Yazar – Peter Nurse
Investing.com – Petrol fiyatları Perşembe günü yükselerek Çin'in talebi artırmaya çalışması ve küresel arzın hâlâ çok dar olması ile haftayı güçlü artışlarla bitirme yoluna girdi.
ABD ham petrol %0,1 artışla 94,94 dolardan işlem görürken Brent %0,4 artarak 101,67 dolara yükseldi. Her iki sözleşme de haftalık bazda %5 civarında kazanma yolunda ilerliyor.

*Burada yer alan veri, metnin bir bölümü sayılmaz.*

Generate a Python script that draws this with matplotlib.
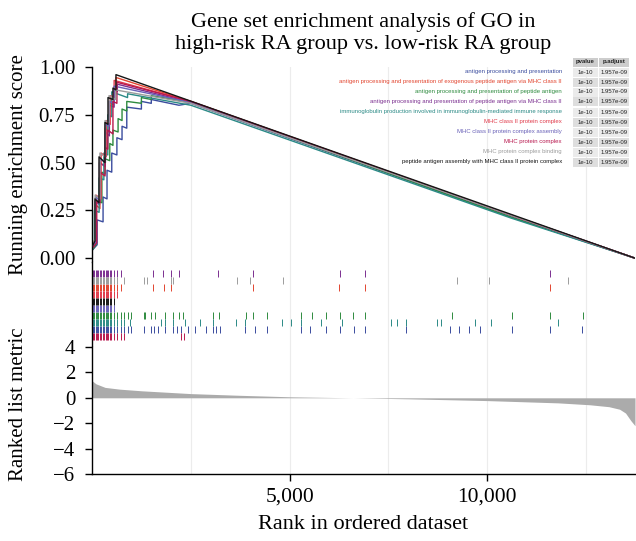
import matplotlib
matplotlib.use("Agg")
import matplotlib.pyplot as plt
import numpy as np

plt.rcParams['font.family'] = ['Liberation Serif', 'DejaVu Serif']

# gene sets (legend order) with colours
set_names = [
    "antigen processing and presentation",
    "antigen processing and presentation of exogenous peptide antigen via MHC class II",
    "antigen processing and presentation of peptide antigen",
    "antigen processing and presentation of peptide antigen via MHC class II",
    "immunoglobulin production involved in immunoglobulin-mediated immune response",
    "MHC class II protein complex",
    "MHC class II protein complex assembly",
    "MHC protein complex",
    "MHC protein complex binding",
    "peptide antigen assembly with MHC class II protein complex",
]
set_colors = ["#3a4c9e", "#e2452f", "#2e8b3f", "#7b2f90", "#2b8a86",
              "#e03a4a", "#6a62b8", "#b8184e", "#9c9c9c", "#161616"]
pvalues = ["1e-10"] * 10
padjust = ["1.957e-09"] * 10

n_genes = 13740

# running enrichment score (rank, ES)
es_rank = [
    [0, 130, 130, 280, 280, 380, 380, 500, 500, 630, 630, 760, 760, 880, 880, 1250, 1250, 1500, 1500, 2200, 2500, 10600, 13740],
    [0, 90, 90, 200, 200, 330, 330, 430, 430, 540, 540, 610, 610, 2500, 10600, 13740],
    [0, 100, 100, 250, 250, 330, 330, 450, 450, 530, 530, 660, 660, 760, 760, 880, 880, 1250, 1250, 1500, 1500, 2500, 10600, 13740],
    [0, 80, 80, 190, 190, 330, 330, 440, 440, 560, 560, 640, 640, 2500, 10600, 13740],
    [0, 60, 60, 180, 180, 300, 300, 400, 400, 500, 500, 900, 900, 2500, 10600, 13740],
    [0, 100, 100, 230, 230, 360, 360, 460, 460, 560, 560, 2500, 10600, 13740],
    [0, 90, 90, 200, 200, 340, 340, 430, 430, 560, 560, 2500, 10600, 13740],
    [0, 120, 120, 200, 200, 330, 330, 400, 400, 530, 530, 630, 630, 2500, 10600, 13740],
    [0, 80, 80, 200, 200, 330, 330, 430, 430, 600, 600, 2500, 10600, 13740],
    [0, 76, 76, 177, 177, 328, 328, 404, 404, 530, 530, 606, 606, 13740],
]
es_value = [
    [0.04, 0.07, 0.20, 0.19, 0.32, 0.31, 0.46, 0.45, 0.55, 0.54, 0.63, 0.62, 0.69, 0.68, 0.79, 0.78, 0.82, 0.81, 0.83, 0.80, 0.81, 0.215, 0.0],
    [0.07, 0.10, 0.28, 0.26, 0.50, 0.48, 0.68, 0.66, 0.82, 0.80, 0.87, 0.86, 0.945, 0.82, 0.225, 0.0],
    [0.04, 0.07, 0.30, 0.29, 0.45, 0.44, 0.52, 0.51, 0.60, 0.59, 0.67, 0.66, 0.73, 0.72, 0.78, 0.77, 0.82, 0.81, 0.84, 0.83, 0.85, 0.815, 0.215, 0.0],
    [0.06, 0.09, 0.30, 0.28, 0.50, 0.48, 0.66, 0.64, 0.80, 0.79, 0.88, 0.87, 0.91, 0.815, 0.225, 0.0],
    [0.04, 0.07, 0.25, 0.24, 0.42, 0.41, 0.55, 0.54, 0.75, 0.74, 0.87, 0.84, 0.86, 0.80, 0.21, 0.0],
    [0.07, 0.10, 0.33, 0.31, 0.55, 0.53, 0.72, 0.70, 0.85, 0.84, 0.93, 0.82, 0.225, 0.0],
    [0.05, 0.08, 0.32, 0.30, 0.52, 0.50, 0.70, 0.69, 0.82, 0.81, 0.90, 0.815, 0.225, 0.0],
    [0.05, 0.08, 0.30, 0.29, 0.45, 0.43, 0.58, 0.57, 0.67, 0.65, 0.82, 0.81, 0.92, 0.82, 0.225, 0.0],
    [0.07, 0.10, 0.33, 0.31, 0.55, 0.53, 0.72, 0.71, 0.85, 0.83, 0.88, 0.81, 0.225, 0.0],
    [0.06, 0.09, 0.31, 0.29, 0.53, 0.50, 0.71, 0.70, 0.84, 0.83, 0.89, 0.88, 0.96, 0.0],
]

# hit positions (ranks) for the rug, one row per gene set
early = [20, 55, 90, 127, 160, 198, 235, 270, 305, 342, 380, 413, 450, 485, 548]
hits = [
    early + [637, 727, 816, 906, 995, 1309, 1488, 1577, 1667, 1846, 2043, 2159, 2249, 2428, 2607, 2876, 3055, 3144, 3234, 3860, 4129, 4425, 5293, 5517, 5920, 6278, 6636, 6905, 7935, 9054, 9278, 9546, 9815, 10621, 11588, 12394],
    early + [637, 727, 1550, 1819, 2007, 4084, 6260, 6905, 11579],
    early + [637, 727, 816, 906, 995, 1309, 1353, 1488, 1595, 1846, 2043, 2204, 2294, 3055, 3207, 3905, 4084, 4425, 5293, 5562, 5920, 6278, 6592, 6905, 9099, 10621, 11588, 12412],
    early + [637, 727, 1533, 1801, 2007, 2204, 3189, 4084, 6278, 6905, 11579],
    early + [637, 727, 816, 951, 1756, 1846, 2043, 2356, 2741, 3055, 3637, 3860, 4801, 5024, 5293, 5786, 6323, 7577, 7711, 7935, 8741, 8830, 9681, 10084, 11785],
    early + [637],
    early,
    early + [637, 727, 816, 2249, 2338],
    early + [637, 816, 1309, 1398, 2007, 2043, 3681, 3995, 4845, 9233, 10039, 12053],
    early,
]
# rug row of each gene set, top to bottom
rug_row = [8, 2, 6, 0, 7, 3, 5, 9, 1, 4]

# ranked list metric
metric_rank = [0, 100, 330, 700, 1260, 2500, 3700, 5000, 6600, 8000, 10000, 11800, 12600, 13080, 13350, 13500, 13635, 13740]
metric_value = [1.35, 1.1, 0.82, 0.68, 0.55, 0.33, 0.2, 0.08, 0.0, -0.08, -0.22, -0.4, -0.55, -0.7, -0.9, -1.2, -1.8, -2.2]

grid_x = [2500, 5000, 7500, 10000, 12500]

W, H = 636, 541
fig = plt.figure(figsize=(W / 100, H / 100), dpi=100)
left, right = 92 / W, 635 / W


def box(top, bottom):
    return [left, 1 - bottom / H, right - left, (bottom - top) / H]


ax_es = fig.add_axes(box(67, 262))
ax_rug = fig.add_axes(box(262, 347))
ax_m = fig.add_axes(box(347, 474))

tick_fs = 15
for ax in (ax_es, ax_rug, ax_m):
    ax.set_xlim(0, n_genes)
    for g in grid_x:
        ax.axvline(g, color="#ececec", lw=0.8, zorder=0)
    for s in ("top", "right"):
        ax.spines[s].set_visible(False)
    ax.spines["left"].set_linewidth(1.0)
    ax.tick_params(axis="y", labelsize=tick_fs, length=5, width=1.0, pad=7)

# ES panel
for i in range(10):
    ax_es.plot(es_rank[i], es_value[i], color=set_colors[i], lw=1.0, zorder=2 + (i == 9))
ax_es.set_ylim(-0.02, 1.0)
ax_es.set_yticks([0, 0.25, 0.5, 0.75, 1.0])
ax_es.set_yticklabels(["0.00", "0.25", "0.50", "0.75", "1.00"])
ax_es.spines["bottom"].set_visible(False)
ax_es.set_xticks([])
ax_es.set_ylabel("Running enrichment score", fontsize=tick_fs)
ax_es.yaxis.set_label_coords(-0.118, 0.5)
ax_es.set_title("Gene set enrichment analysis of GO in\nhigh-risk RA group vs. low-risk RA group",
                fontsize=16, linespacing=1.2, pad=13)

# rug panel
ax_rug.set_ylim(85, 0)
for i in range(10):
    top = 8 + 7 * rug_row[i]
    ax_rug.vlines(hits[i], top, top + 6.5, color=set_colors[i], lw=0.7)
ax_rug.spines["bottom"].set_visible(False)
ax_rug.set_xticks([])
ax_rug.set_yticks([])

# ranked metric panel
ax_m.fill_between(metric_rank, metric_value, 0, color="#ababab", lw=0)
ax_m.set_ylim(-6, 4)
ax_m.set_yticks([-6, -4, -2, 0, 2, 4])
ax_m.set_yticklabels(["\u22126", "\u22124", "\u22122", "0", "2", "4"])
ax_m.set_xticks([5000, 10000])
ax_m.set_xticklabels(["5,000", "10,000"])
ax_m.tick_params(axis="x", labelsize=15.5, length=5, width=1.0, pad=5)
ax_m.spines["bottom"].set_linewidth(1.0)
ax_m.set_ylabel("Ranked list metric", fontsize=tick_fs)
ax_m.yaxis.set_label_coords(-0.118, 0.55)
ax_m.set_xlabel("Rank in ordered dataset", fontsize=16, labelpad=6)

# legend table (pixel positions converted to figure coords)
def fx(px):
    return px / W


def fy(py):
    return 1 - py / H


lab_fs = 4.3
col1 = (573, 598)
col2 = (599, 629)
row0 = 62
dy = 10
sans = ["Liberation Sans", "DejaVu Sans"]
for (a, b), txt in ((col1, "pvalue"), (col2, "p.adjust")):
    fig.patches.append(plt.Rectangle((fx(a), fy(row0 + 4.5)), fx(b - a), 9 / H,
                                     transform=fig.transFigure, color="#cdcdcd", lw=0))
    fig.text(fx((a + b) / 2), fy(row0), txt, fontsize=lab_fs, ha="center", va="center",
             family=sans, fontweight="bold", color="#222222")
for i in range(10):
    y = row0 + dy * (i + 1)
    bg = "#ebebeb" if i % 2 == 0 else "#dedede"
    fig.text(fx(562), fy(y), set_names[i], fontsize=lab_fs, ha="right", va="center",
             color=set_colors[i], family=sans)
    for (a, b), txt in ((col1, pvalues[i]), (col2, padjust[i])):
        fig.patches.append(plt.Rectangle((fx(a), fy(y + 4.5)), fx(b - a), 9 / H,
                                         transform=fig.transFigure, color=bg, lw=0))
        fig.text(fx((a + b) / 2), fy(y), txt, fontsize=lab_fs, ha="center", va="center",
                 color="#222222", family=sans)

fig.savefig("out.png", dpi=100)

ABD benzin RBOB %0,2 yükselişle 2,8053 dolar oldu.
Çin hükümeti Perşembe günü ekonomik teşviklerini 1 trilyon yuana (yaklaşık 150 milyar dolar) çıkarmayı planladığını açıkladı.
Çin'in dünyanın en büyük petrol ithalatçısı olduğu göz önüne alındığında kuraklık ve COVID-19 kısıtlamaları nedeniyle harap olmuş bir ekonomiyi yeniden canlandırmaya yönelik bu girişim, petrol piyasası tarafından iyi karşılandı.
Bu haber, Enerji Bilgi İdaresi (EIA) tarafından ABD ham petrol stoklarının geçen hafta beklenenden çok daha fazla düştüğünü gösteren verilerin açıklanmasıyla zaten canlanmış olan piyasaya olumlu bir ivme kazandırdı.
Geçen hafta ABD'den ihraç edilen ham petrol ve ürünlerinin hacmi, Şubat 1991'e kadar uzanan bir serinin en yükseği oldu.
ING analistleri yayınladıkları bir notta "Dün açıklanan EIA rakamları oldukça yapıcıydı." dedi. "ABD ticari ham petrol stokları geçen hafta 3,28 milyon varil düştü. Bununla birlikte stratejik petrol rezervinden yapılan kullanımları da hesaba katınca toplam ham petrol stokları 11,37 milyon varil gibi önemli bir miktarda azaldı."
Ayrıca hafta başında Suudi Enerji Bakanı Prens Abdülaziz bin Salman, OPEC+’nın üretimi azaltarak piyasayı canlandırabileceği ihtimaline işaret etti.
Prens, yaz başındaki zirvelerine göre %25'in üzerinde düşüş yaşayan vadeli işlem fiyatlarının, fiziksel piyasadaki sıkışıklığı yansıtmakta başarısız olduğunu da sözlerine ekledi.
Diğer yandan yatırımcılar, İran’ın küresel pazara ham petrol ihraç etmeye yeniden başlamasına yol açabilecek nükleer anlaşmanın yenilenmesiyle ilgili ilerleme olup olmadığını da izliyor.
ING ekledi; "ABD nihayet AB'nin anlaşmayı yenileme önerisine yanıt verdi. Müzakerelerin doğru yönde ilerlediği açık olsa da ABD ‘henüz o noktada değiliz’ dedi ve hala ‘boşluklar’ olduğunu söyledi."